Deloitte is restructuring its operations to comply with regulatory changes that followed a series of high-profile audit failures at Big Four accounting firms.
The Financial Reporting Council, the U.K. accounting watchdog, announced in July it had asked the firms to agree to separate their audit and consulting businesses and submit an implementation plan by Oct. 23 that will need to be completed by June 2024.
In its first move to implement its plan, Deloitte said Friday it would establish an audit governance board (AGB) to provide “independent oversight of the UK audit practice, with a focus on the policies and procedures for improving audit quality and ensuring the Financial Reporting Council’s objectives of, and desired outcomes for, operational separation are met.”

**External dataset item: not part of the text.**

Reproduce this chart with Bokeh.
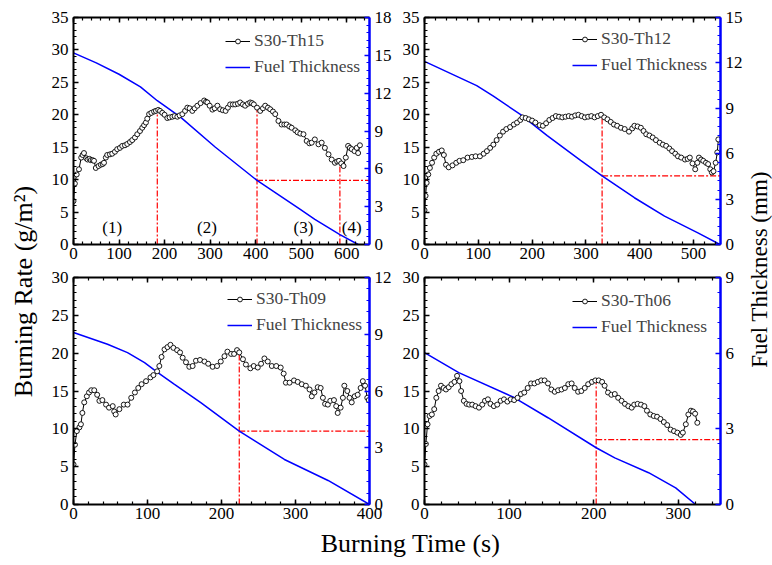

“The AGB is central to Deloitte’s new governance framework and a key step in the operational separation of our audit business from our wider firm,” Richard Houston, senior partner and chief executive of Deloitte UK, said in a news release.
The Big Four sign off on the accounts of more than 95% of the U.K.’s 350 largest listed companies. They have been under scrutiny since the collapse of government contractor Carillion, which had been audited by KPMG for 19 years.
A parliamentary committee called last year for a “full structural breakup” of the Big Four, but both the FRC and the U.K.’s competition watchdog recommended an operational split.
The FRC said Friday it welcomed Deloitte as an “early adopter” of its principles and that it encouraged all the Big Four firms to implement operational separation as soon as practicable.